No press release. No tweet. Not even a cryptic post. An FTC filing dated May 14, 2026, revealed that Elon Musk reportedly acquired APR Energy, a company that deploys mobile gas turbines and diesel generators for large-scale power needs. A separate SEC disclosure from Duos Technologies, which sold its 5% stake for roughly $50.4 million, implies the deal valued APR at north of $1 billion. The strategic logic is blunt: AI compute devours electricity, and the grid moves at the speed of bureaucracy — a race already underscored by the Stargate Project.
The Quiet Billion-Dollar Move
APR Energy’s modular generators already power one of the world’s largest AI data centers.
APR Energy specializes in rapidly deployable mobile generation — gas turbines and engine-based systems that can come online in weeks, not years. According to APR Energy’s own January 2026 fleet-expansion announcement, the company’s capacity now exceeds 1.1 gigawatts, up from 850 megawatts. Its marketing materials target hyperscalers, data center developers, and AI infrastructure firms, with systems engineered to handle high-density GPUs and advanced cooling.

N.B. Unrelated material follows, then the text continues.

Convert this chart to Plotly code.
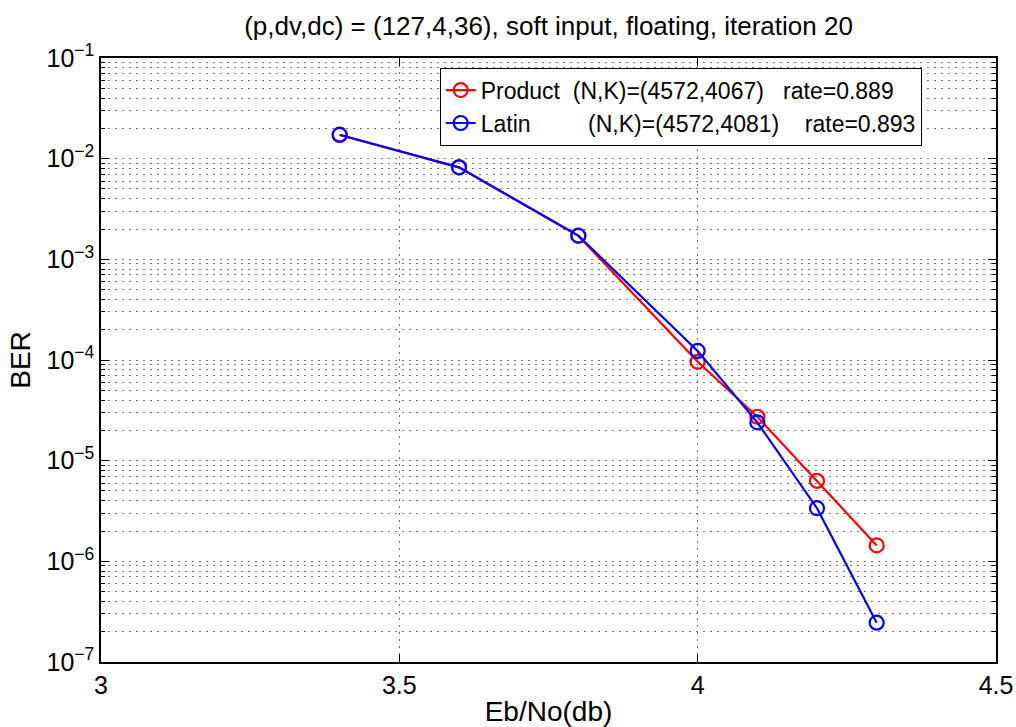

Key deal details from public filings:
- FTC early-termination filing, May 14, 2026 — no further antitrust review required
- Musk named as acquiring party; New APR Energy LLC listed as the acquired entity
- Duos Technologies disclosed approximately $50.4 million for its 5% stake, implying a valuation above $1 billion
- APR capacity stands at 1.1 gigawatts and growing
- No public statement from Musk, xAI, or APR at time of disclosure
Traditional power infrastructure takes years to build. Mobile generation deploys fast, modular, and ready on demand — the kind of speed that matters more than permanence when you’re racing to expand a compute footprint. APR’s public materials describe custom power plants built specifically for AI workloads, engineered for the exact environment xAI is scaling into.
Speed Has a Carbon Price
APR’s fleet runs on natural gas and diesel, complicating Musk’s clean-energy narrative.
Here’s the uncomfortable part. APR’s generators burn fossil fuels, deepening AI’s carbon footprint at the exact moment scrutiny around data center emissions is intensifying — a debate familiar to anyone who has weighed the cost of gas vs diesel against cleaner alternatives. That tension sits awkwardly alongside Tesla’s Megapack business, which sells grid-scale battery storage. Owning both mobile fossil generation and large-format battery storage means Musk is building both sides of the energy stack simultaneously — a hedging strategy that would make any portfolio manager nod approvingly, even if it frustrates clean-energy advocates.
The real signal cuts deeper than one deal. AI’s bottleneck has shifted. The chip shortage era taught the industry that supply chains break under pressure. Now electricity is the constraint, and major players are done waiting for utilities to catch up. They’re buying the power plant instead.